For this reason, many professional buyers prefer collections that combine craftsmanship with commercial clarity. AP IDEA MODA, for example, operates in that space - offering genuine leather bags made in Italy with accessible wholesale options that help buyers build ranges with both product value and workable margin logic.

Common margin mistakes buyers make

One common mistake is comparing suppliers on ex-factory price alone. A cheaper bag is not automatically more profitable if the leather feels weak, the finish is inconsistent or the style lacks authority on the shop floor.

Another is setting retail prices by instinct rather than market position. If your store presents itself as premium, underpricing can be just as damaging as overpricing. Customers read price as a signal of quality. A genuine leather Made in Italy bag priced too low may create hesitation rather than demand.

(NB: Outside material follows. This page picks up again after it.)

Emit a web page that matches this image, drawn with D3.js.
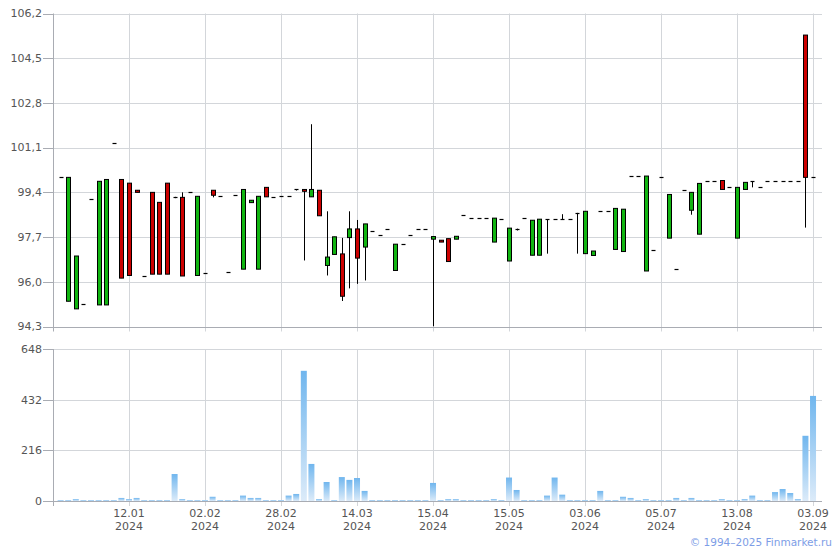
<!DOCTYPE html>
<html><head><meta charset="utf-8">
<script src="https://cdn.jsdelivr.net/npm/d3@7"></script>
<style>
html,body{margin:0;padding:0;background:#fff;}
svg{display:block;font-family:"DejaVu Sans",Verdana,sans-serif;}
</style></head>
<body><svg id="c" width="840" height="550"></svg>
<script>
const openP = [100.00,95.26,94.97,95.16,99.13,95.12,95.12,101.26,99.89,99.75,
99.48,96.22,99.40,99.02,99.75,99.23,99.21,99.40,96.24,96.33,
99.48,99.25,96.37,99.29,96.48,99.01,96.48,99.59,99.21,99.26,
99.25,99.51,99.51,99.23,99.48,96.62,97.04,97.06,97.68,98.01,
97.32,97.92,97.78,98.00,96.43,97.44,97.78,98.00,98.00,97.62,
97.58,97.64,97.62,98.54,98.42,98.42,98.42,97.51,98.38,96.79,
98.02,98.42,97.01,97.01,98.38,98.38,98.38,98.38,98.62,97.07,
97.00,98.68,98.68,97.23,97.15,100.02,100.02,96.41,97.21,99.97,
97.66,96.49,99.48,98.72,97.81,99.85,99.85,99.85,99.59,97.66,
99.51,99.83,99.59,99.82,99.82,99.83,99.85,99.85,105.38,99.97];
const closeP = [100.00,99.97,96.98,95.16,99.13,99.82,99.89,101.26,96.14,96.24,
99.40,96.22,96.29,96.29,96.29,99.23,96.22,99.40,99.25,96.33,
99.29,99.25,96.37,99.29,99.51,99.10,99.25,99.23,99.21,99.26,
99.25,99.51,99.44,99.51,98.51,96.94,97.71,95.45,98.01,96.90,
98.20,97.92,97.78,98.00,97.43,97.44,97.78,98.00,98.00,97.72,
97.51,96.77,97.73,98.54,98.42,98.42,98.42,98.42,98.38,98.04,
98.02,98.42,98.34,98.38,98.38,98.38,98.38,98.38,98.62,98.68,
97.17,98.68,98.68,98.79,98.76,100.02,100.02,100.02,97.21,99.97,
99.32,96.49,99.48,99.40,99.74,99.85,99.85,99.51,99.59,99.59,
99.78,99.83,99.59,99.82,99.82,99.83,99.85,99.85,99.97,99.97];
const highP = [100.00,99.97,96.98,95.16,99.13,99.82,99.89,101.26,99.89,99.75,
99.48,96.22,99.40,99.02,99.75,99.23,99.40,99.40,99.25,96.33,
99.48,99.25,96.37,99.29,99.51,99.10,99.25,99.59,99.21,99.26,
99.25,99.51,99.51,101.99,99.48,98.68,97.71,97.67,98.68,98.35,
98.20,97.92,97.78,98.00,97.43,97.44,97.78,98.00,98.00,97.72,
97.58,97.64,97.73,98.54,98.42,98.42,98.42,98.42,98.38,98.04,
98.02,98.42,98.34,98.38,98.38,98.38,98.57,98.38,98.62,98.68,
97.17,98.68,98.68,98.79,98.76,100.02,100.02,100.02,97.21,99.97,
99.32,96.49,99.48,99.40,99.74,99.85,99.85,99.85,99.59,99.59,
99.78,99.83,99.59,99.82,99.82,99.83,99.85,99.85,105.38,99.97];
const lowP = [100.00,95.26,94.97,95.16,99.13,95.12,95.12,101.26,96.14,96.24,
99.40,96.22,96.29,96.29,96.29,99.18,96.22,99.40,96.24,96.33,
99.21,99.25,96.37,99.29,96.48,99.01,96.48,99.23,99.21,99.26,
99.25,99.47,96.81,99.23,98.51,96.24,97.04,95.27,95.75,95.92,
96.05,97.92,97.78,98.00,96.43,97.44,97.78,98.00,98.00,94.31,
97.51,96.77,97.62,98.54,98.42,98.42,98.42,97.51,98.38,96.79,
97.95,98.42,97.01,97.01,97.07,98.38,98.38,98.38,97.07,97.07,
97.00,98.68,98.68,97.23,97.15,100.02,100.02,96.41,97.21,99.97,
97.66,96.49,99.48,98.55,97.81,99.85,99.85,99.51,99.59,97.66,
99.51,99.59,99.59,99.82,99.82,99.83,99.85,99.85,98.06,99.97];
const volume = [4,4,8,4,4,4,4,4,13,8,
13,4,4,4,4,115,8,4,4,4,
18,4,4,4,23,13,13,4,4,4,
23,30,555,158,8,81,4,102,90,98,
43,4,4,4,4,4,4,4,4,77,
4,8,8,4,4,4,4,8,4,100,
47,4,4,4,23,100,27,4,4,4,
4,43,4,4,18,13,4,8,4,4,
4,13,4,13,4,4,4,8,4,4,
8,23,4,4,38,51,34,8,278,448];
const tickIdx = [9,19,29,39,49,59,69,79,89,99];
const tickDates = ["12.01","02.02","28.02","14.03","15.04","15.05","03.06","05.07","13.08","03.09"];
const tickYears = ["2024","2024","2024","2024","2024","2024","2024","2024","2024","2024"];
const priceTicks = [94.3,96.0,97.7,99.4,101.1,102.8,104.5,106.2];
const volTicks = [0,216,432,648];
const credit = "© 1994–2025 Finmarket.ru";

const svg = d3.select("#c");
const L = 53, R = 822;
const pTop = 13.5, pBot = 326.5, vTop = 349, vBot = 501;
const x = d3.scaleLinear().domain([-1, 100.18]).range([L, R]);
const y = d3.scaleLinear().domain([94.3, 106.2]).range([pBot, pTop]);
const yv = d3.scaleLinear().domain([0, 648]).range([vBot, vTop]);
const gridC = "#d3d6da", axisC = "#a9acb3", txtC = "#555";
const fmt = v => d3.format(".1f")(v).replace(".", ",");

const defs = svg.append("defs");
const gr = defs.append("linearGradient").attr("id","vg").attr("x1",0).attr("y1",0).attr("x2",0).attr("y2",1);
gr.append("stop").attr("offset","0%").attr("stop-color","#70b6ee");
gr.append("stop").attr("offset","100%").attr("stop-color","#dcebf9");

function panel(ys, ticks, top, bot, fmtF) {
  const g = svg.append("g");
  g.selectAll(".hg").data(ticks).join("line")
    .attr("x1", L).attr("x2", R).attr("y1", d => Math.round(ys(d))+0.5).attr("y2", d => Math.round(ys(d))+0.5)
    .attr("stroke", gridC);
  g.selectAll(".vg").data(tickIdx).join("line")
    .attr("x1", d => Math.round(x(d))+0.5).attr("x2", d => Math.round(x(d))+0.5)
    .attr("y1", top).attr("y2", bot + 5).attr("stroke", gridC);
  // left axis
  g.append("line").attr("x1", L+0.5).attr("x2", L+0.5).attr("y1", top).attr("y2", bot+5).attr("stroke", axisC);
  g.append("line").attr("x1", L).attr("x2", R).attr("y1", Math.round(bot)+0.5).attr("y2", Math.round(bot)+0.5).attr("stroke", axisC);
  g.selectAll(".tk").data(ticks).join("line")
    .attr("x1", 43).attr("x2", L).attr("y1", d => Math.round(ys(d))+0.5).attr("y2", d => Math.round(ys(d))+0.5)
    .attr("stroke", axisC);
  g.selectAll(".tl").data(ticks).join("text")
    .attr("x", 42).attr("y", d => ys(d)).attr("dy", "0.35em")
    .attr("text-anchor", "end").attr("font-size", 11).attr("fill", txtC)
    .text(fmtF);
}
panel(y, priceTicks, pTop, pBot, fmt);
panel(yv, volTicks, vTop, vBot, d => d3.format("d")(d));

// volume bars
svg.append("g").selectAll("rect").data(volume).join("rect")
  .attr("x", (d,i) => x(i) - 3).attr("width", 6)
  .attr("y", d => yv(d)).attr("height", d => vBot - yv(d))
  .attr("fill", "url(#vg)");

// candles
const idx = d3.range(openP.length);
const cg = svg.append("g");
cg.selectAll(".wick").data(idx.filter(i => highP[i] > lowP[i])).join("line")
  .attr("x1", i => Math.round(x(i))+0.5).attr("x2", i => Math.round(x(i))+0.5)
  .attr("y1", i => y(highP[i])).attr("y2", i => y(lowP[i]))
  .attr("stroke", "#000").attr("stroke-width", 1);
cg.selectAll(".body").data(idx.filter(i => openP[i] !== closeP[i])).join("rect")
  .attr("x", i => Math.round(x(i)) - 1.5).attr("width", 4)
  .attr("y", i => y(Math.max(openP[i], closeP[i])))
  .attr("height", i => Math.max(1, Math.abs(y(openP[i]) - y(closeP[i]))))
  .attr("fill", i => closeP[i] > openP[i] ? "#11b511" : "#cc0000")
  .attr("stroke", "#000").attr("stroke-width", 1);
cg.selectAll(".doji").data(idx.filter(i => openP[i] === closeP[i])).join("line")
  .attr("x1", i => Math.round(x(i)) - 1.5).attr("x2", i => Math.round(x(i)) + 2.5)
  .attr("y1", i => Math.round(y(openP[i]))+0.5).attr("y2", i => Math.round(y(openP[i]))+0.5)
  .attr("stroke", "#000").attr("stroke-width", 1.2);

// x labels
const xl = svg.append("g").attr("font-size", 11).attr("fill", txtC).attr("text-anchor", "middle");
xl.selectAll(".d").data(tickIdx).join("text").attr("x", d => x(d)).attr("y", 517).text((d,k) => tickDates[k]);
xl.selectAll(".yr").data(tickIdx).join("text").attr("x", d => x(d)).attr("y", 530).text((d,k) => tickYears[k]);

svg.append("text").attr("x", 832).attr("y", 546).attr("text-anchor", "end")
  .attr("font-size", 10.5).attr("fill", "#7d9de6").text(credit);
</script></body></html>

A third mistake is buying too broadly. Margin improves when assortment is edited with purpose. Too many similar styles split demand, slow stock rotation and push markdowns. A tighter selection with stronger identity often performs better.

Building a healthier margin strategy over time

A sound guide to wholesale handbag margins should help you think beyond one order. The goal is not simply to find a supplier with low prices. It is to build a buying model where quality, sell-through and retail positioning work together.

Start by reviewing category performance separately. Measure tote bags against tote bags, crossbody bags against crossbody bags, and so on. Then track where margin is holding at full price and where promotions are doing too much of the work. Over time, you will see which materials, price points and silhouettes support the best return for your customer base.

The retailers who usually perform best are not chasing margin in isolation. They are buying with a clear view of customer expectation, stock risk and brand presentation. In leather accessories, that balance matters. When the product carries genuine craftsmanship, dependable quality and pricing that feels justified, margin tends to follow more naturally.

The useful question, then, is not whether a bag is cheap enough. It is whether the product gives you enough room to sell with confidence, protect your price and keep your assortment commercially strong season after season.